#### Set task
Give the listing again character for character, but drop the images.

#### Data excerpt

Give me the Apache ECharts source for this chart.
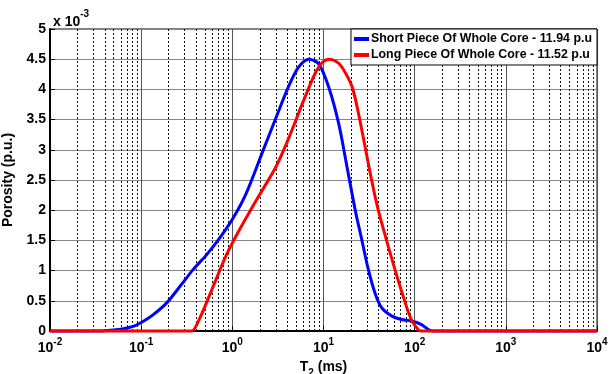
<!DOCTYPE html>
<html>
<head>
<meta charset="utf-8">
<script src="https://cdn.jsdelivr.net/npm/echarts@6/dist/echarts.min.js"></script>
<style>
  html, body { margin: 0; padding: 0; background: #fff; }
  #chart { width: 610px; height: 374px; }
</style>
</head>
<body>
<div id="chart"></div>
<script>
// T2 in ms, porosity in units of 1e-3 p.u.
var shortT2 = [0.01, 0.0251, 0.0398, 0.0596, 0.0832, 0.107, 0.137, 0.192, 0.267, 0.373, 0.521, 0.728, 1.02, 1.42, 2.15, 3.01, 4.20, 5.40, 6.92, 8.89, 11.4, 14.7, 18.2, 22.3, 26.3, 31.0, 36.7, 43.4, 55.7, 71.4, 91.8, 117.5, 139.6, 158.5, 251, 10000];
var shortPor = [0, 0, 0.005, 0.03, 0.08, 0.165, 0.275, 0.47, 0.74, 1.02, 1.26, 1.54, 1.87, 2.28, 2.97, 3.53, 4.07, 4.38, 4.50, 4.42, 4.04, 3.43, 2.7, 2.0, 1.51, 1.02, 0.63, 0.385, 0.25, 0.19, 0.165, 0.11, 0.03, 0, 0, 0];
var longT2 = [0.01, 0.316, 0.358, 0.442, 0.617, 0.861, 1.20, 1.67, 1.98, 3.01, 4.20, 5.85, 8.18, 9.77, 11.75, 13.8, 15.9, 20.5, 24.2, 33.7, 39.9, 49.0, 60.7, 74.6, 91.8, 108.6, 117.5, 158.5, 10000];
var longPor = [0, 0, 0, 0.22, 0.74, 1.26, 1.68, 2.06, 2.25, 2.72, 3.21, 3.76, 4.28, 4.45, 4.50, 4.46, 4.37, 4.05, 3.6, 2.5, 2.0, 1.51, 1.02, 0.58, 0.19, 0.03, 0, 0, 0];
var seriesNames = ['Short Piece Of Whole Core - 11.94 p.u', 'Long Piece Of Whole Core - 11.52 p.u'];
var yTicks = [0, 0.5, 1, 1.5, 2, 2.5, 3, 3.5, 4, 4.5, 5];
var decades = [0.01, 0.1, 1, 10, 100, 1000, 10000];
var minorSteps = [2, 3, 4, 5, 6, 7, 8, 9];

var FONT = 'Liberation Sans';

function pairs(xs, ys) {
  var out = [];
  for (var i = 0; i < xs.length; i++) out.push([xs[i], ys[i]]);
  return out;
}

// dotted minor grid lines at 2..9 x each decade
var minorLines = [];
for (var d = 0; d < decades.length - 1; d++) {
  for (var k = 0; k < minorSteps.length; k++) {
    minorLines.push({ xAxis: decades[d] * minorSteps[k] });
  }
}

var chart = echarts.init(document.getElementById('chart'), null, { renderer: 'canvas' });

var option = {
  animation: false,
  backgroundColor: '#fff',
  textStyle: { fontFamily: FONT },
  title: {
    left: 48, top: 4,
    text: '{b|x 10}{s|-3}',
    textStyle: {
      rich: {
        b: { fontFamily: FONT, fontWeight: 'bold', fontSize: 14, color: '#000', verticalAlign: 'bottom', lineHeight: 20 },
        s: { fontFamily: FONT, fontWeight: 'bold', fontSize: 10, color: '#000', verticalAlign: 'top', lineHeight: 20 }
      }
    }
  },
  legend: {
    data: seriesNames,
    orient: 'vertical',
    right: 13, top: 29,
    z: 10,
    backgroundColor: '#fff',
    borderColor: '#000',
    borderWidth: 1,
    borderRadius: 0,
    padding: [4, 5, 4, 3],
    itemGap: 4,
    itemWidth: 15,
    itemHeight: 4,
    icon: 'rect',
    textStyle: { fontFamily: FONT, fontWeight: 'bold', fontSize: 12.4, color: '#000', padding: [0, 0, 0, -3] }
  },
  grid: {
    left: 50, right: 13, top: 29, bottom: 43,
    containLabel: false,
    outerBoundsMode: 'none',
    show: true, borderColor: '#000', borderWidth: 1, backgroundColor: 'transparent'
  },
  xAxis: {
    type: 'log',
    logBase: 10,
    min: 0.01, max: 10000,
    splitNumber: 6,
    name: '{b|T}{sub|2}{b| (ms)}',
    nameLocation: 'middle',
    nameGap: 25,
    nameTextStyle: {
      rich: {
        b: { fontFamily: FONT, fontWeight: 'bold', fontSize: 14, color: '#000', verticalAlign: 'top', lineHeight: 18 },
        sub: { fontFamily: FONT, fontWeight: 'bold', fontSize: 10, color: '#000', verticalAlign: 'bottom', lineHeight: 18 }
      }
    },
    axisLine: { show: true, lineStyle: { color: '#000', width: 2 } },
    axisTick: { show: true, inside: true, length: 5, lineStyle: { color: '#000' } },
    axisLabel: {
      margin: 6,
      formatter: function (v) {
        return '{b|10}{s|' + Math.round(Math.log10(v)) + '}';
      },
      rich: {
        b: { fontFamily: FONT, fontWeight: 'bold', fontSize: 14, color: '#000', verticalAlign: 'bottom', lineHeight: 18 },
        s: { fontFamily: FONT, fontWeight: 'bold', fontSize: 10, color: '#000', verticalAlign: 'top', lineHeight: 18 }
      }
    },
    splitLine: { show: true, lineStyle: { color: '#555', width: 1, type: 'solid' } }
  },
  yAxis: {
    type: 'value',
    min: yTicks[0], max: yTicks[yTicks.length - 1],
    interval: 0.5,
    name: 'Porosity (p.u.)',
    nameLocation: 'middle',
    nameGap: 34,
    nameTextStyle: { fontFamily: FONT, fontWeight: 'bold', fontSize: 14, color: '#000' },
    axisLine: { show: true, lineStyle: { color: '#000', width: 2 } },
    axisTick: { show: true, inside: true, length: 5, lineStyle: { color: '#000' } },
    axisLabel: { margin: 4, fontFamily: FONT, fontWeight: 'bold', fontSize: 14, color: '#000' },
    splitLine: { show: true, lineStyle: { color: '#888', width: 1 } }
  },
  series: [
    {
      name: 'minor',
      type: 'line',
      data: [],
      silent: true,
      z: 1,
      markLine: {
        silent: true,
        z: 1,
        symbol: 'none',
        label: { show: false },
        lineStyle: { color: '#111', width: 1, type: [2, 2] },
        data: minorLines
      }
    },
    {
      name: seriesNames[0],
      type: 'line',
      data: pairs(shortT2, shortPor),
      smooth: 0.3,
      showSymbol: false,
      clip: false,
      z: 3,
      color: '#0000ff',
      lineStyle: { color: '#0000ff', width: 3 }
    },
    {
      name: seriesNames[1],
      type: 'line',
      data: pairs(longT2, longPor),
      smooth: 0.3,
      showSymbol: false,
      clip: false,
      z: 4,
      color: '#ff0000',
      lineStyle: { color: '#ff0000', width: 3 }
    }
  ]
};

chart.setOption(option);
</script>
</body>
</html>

#### The solution
Give me the Apache ECharts source for this chart.
<!DOCTYPE html>
<html>
<head>
<meta charset="utf-8">
<script src="https://cdn.jsdelivr.net/npm/echarts@6/dist/echarts.min.js"></script>
<style>
  html, body { margin: 0; padding: 0; background: #fff; }
  #chart { width: 610px; height: 374px; }
</style>
</head>
<body>
<div id="chart"></div>
<script>
// T2 in ms, porosity in units of 1e-3 p.u.
var shortT2 = [0.01, 0.0251, 0.0398, 0.0596, 0.0832, 0.107, 0.137, 0.192, 0.267, 0.373, 0.521, 0.728, 1.02, 1.42, 2.15, 3.01, 4.20, 5.40, 6.92, 8.89, 11.4, 14.7, 18.2, 22.3, 26.3, 31.0, 36.7, 43.4, 55.7, 71.4, 91.8, 117.5, 139.6, 158.5, 251, 10000];
var shortPor = [0, 0, 0.005, 0.03, 0.08, 0.165, 0.275, 0.47, 0.74, 1.02, 1.26, 1.54, 1.87, 2.28, 2.97, 3.53, 4.07, 4.38, 4.50, 4.42, 4.04, 3.43, 2.7, 2.0, 1.51, 1.02, 0.63, 0.385, 0.25, 0.19, 0.165, 0.11, 0.03, 0, 0, 0];
var longT2 = [0.01, 0.316, 0.358, 0.442, 0.617, 0.861, 1.20, 1.67, 1.98, 3.01, 4.20, 5.85, 8.18, 9.77, 11.75, 13.8, 15.9, 20.5, 24.2, 33.7, 39.9, 49.0, 60.7, 74.6, 91.8, 108.6, 117.5, 158.5, 10000];
var longPor = [0, 0, 0, 0.22, 0.74, 1.26, 1.68, 2.06, 2.25, 2.72, 3.21, 3.76, 4.28, 4.45, 4.50, 4.46, 4.37, 4.05, 3.6, 2.5, 2.0, 1.51, 1.02, 0.58, 0.19, 0.03, 0, 0, 0];
var seriesNames = ['Short Piece Of Whole Core - 11.94 p.u', 'Long Piece Of Whole Core - 11.52 p.u'];
var yTicks = [0, 0.5, 1, 1.5, 2, 2.5, 3, 3.5, 4, 4.5, 5];
var decades = [0.01, 0.1, 1, 10, 100, 1000, 10000];
var minorSteps = [2, 3, 4, 5, 6, 7, 8, 9];

var FONT = 'Liberation Sans';

function pairs(xs, ys) {
  var out = [];
  for (var i = 0; i < xs.length; i++) out.push([xs[i], ys[i]]);
  return out;
}

// dotted minor grid lines at 2..9 x each decade
var minorLines = [];
for (var d = 0; d < decades.length - 1; d++) {
  for (var k = 0; k < minorSteps.length; k++) {
    minorLines.push({ xAxis: decades[d] * minorSteps[k] });
  }
}

var chart = echarts.init(document.getElementById('chart'), null, { renderer: 'canvas' });

var option = {
  animation: false,
  backgroundColor: '#fff',
  textStyle: { fontFamily: FONT },
  title: {
    left: 48, top: 4,
    text: '{b|x 10}{s|-3}',
    textStyle: {
      rich: {
        b: { fontFamily: FONT, fontWeight: 'bold', fontSize: 14, color: '#000', verticalAlign: 'bottom', lineHeight: 20 },
        s: { fontFamily: FONT, fontWeight: 'bold', fontSize: 10, color: '#000', verticalAlign: 'top', lineHeight: 20 }
      }
    }
  },
  legend: {
    data: seriesNames,
    orient: 'vertical',
    right: 13, top: 29,
    z: 10,
    backgroundColor: '#fff',
    borderColor: '#000',
    borderWidth: 1,
    borderRadius: 0,
    padding: [4, 5, 4, 3],
    itemGap: 4,
    itemWidth: 15,
    itemHeight: 4,
    icon: 'rect',
    textStyle: { fontFamily: FONT, fontWeight: 'bold', fontSize: 12.4, color: '#000', padding: [0, 0, 0, -3] }
  },
  grid: {
    left: 50, right: 13, top: 29, bottom: 43,
    containLabel: false,
    outerBoundsMode: 'none',
    show: true, borderColor: '#000', borderWidth: 1, backgroundColor: 'transparent'
  },
  xAxis: {
    type: 'log',
    logBase: 10,
    min: 0.01, max: 10000,
    splitNumber: 6,
    name: '{b|T}{sub|2}{b| (ms)}',
    nameLocation: 'middle',
    nameGap: 25,
    nameTextStyle: {
      rich: {
        b: { fontFamily: FONT, fontWeight: 'bold', fontSize: 14, color: '#000', verticalAlign: 'top', lineHeight: 18 },
        sub: { fontFamily: FONT, fontWeight: 'bold', fontSize: 10, color: '#000', verticalAlign: 'bottom', lineHeight: 18 }
      }
    },
    axisLine: { show: true, lineStyle: { color: '#000', width: 2 } },
    axisTick: { show: true, inside: true, length: 5, lineStyle: { color: '#000' } },
    axisLabel: {
      margin: 6,
      formatter: function (v) {
        return '{b|10}{s|' + Math.round(Math.log10(v)) + '}';
      },
      rich: {
        b: { fontFamily: FONT, fontWeight: 'bold', fontSize: 14, color: '#000', verticalAlign: 'bottom', lineHeight: 18 },
        s: { fontFamily: FONT, fontWeight: 'bold', fontSize: 10, color: '#000', verticalAlign: 'top', lineHeight: 18 }
      }
    },
    splitLine: { show: true, lineStyle: { color: '#555', width: 1, type: 'solid' } }
  },
  yAxis: {
    type: 'value',
    min: yTicks[0], max: yTicks[yTicks.length - 1],
    interval: 0.5,
    name: 'Porosity (p.u.)',
    nameLocation: 'middle',
    nameGap: 34,
    nameTextStyle: { fontFamily: FONT, fontWeight: 'bold', fontSize: 14, color: '#000' },
    axisLine: { show: true, lineStyle: { color: '#000', width: 2 } },
    axisTick: { show: true, inside: true, length: 5, lineStyle: { color: '#000' } },
    axisLabel: { margin: 4, fontFamily: FONT, fontWeight: 'bold', fontSize: 14, color: '#000' },
    splitLine: { show: true, lineStyle: { color: '#888', width: 1 } }
  },
  series: [
    {
      name: 'minor',
      type: 'line',
      data: [],
      silent: true,
      z: 1,
      markLine: {
        silent: true,
        z: 1,
        symbol: 'none',
        label: { show: false },
        lineStyle: { color: '#111', width: 1, type: [2, 2] },
        data: minorLines
      }
    },
    {
      name: seriesNames[0],
      type: 'line',
      data: pairs(shortT2, shortPor),
      smooth: 0.3,
      showSymbol: false,
      clip: false,
      z: 3,
      color: '#0000ff',
      lineStyle: { color: '#0000ff', width: 3 }
    },
    {
      name: seriesNames[1],
      type: 'line',
      data: pairs(longT2, longPor),
      smooth: 0.3,
      showSymbol: false,
      clip: false,
      z: 4,
      color: '#ff0000',
      lineStyle: { color: '#ff0000', width: 3 }
    }
  ]
};

chart.setOption(option);
</script>
</body>
</html>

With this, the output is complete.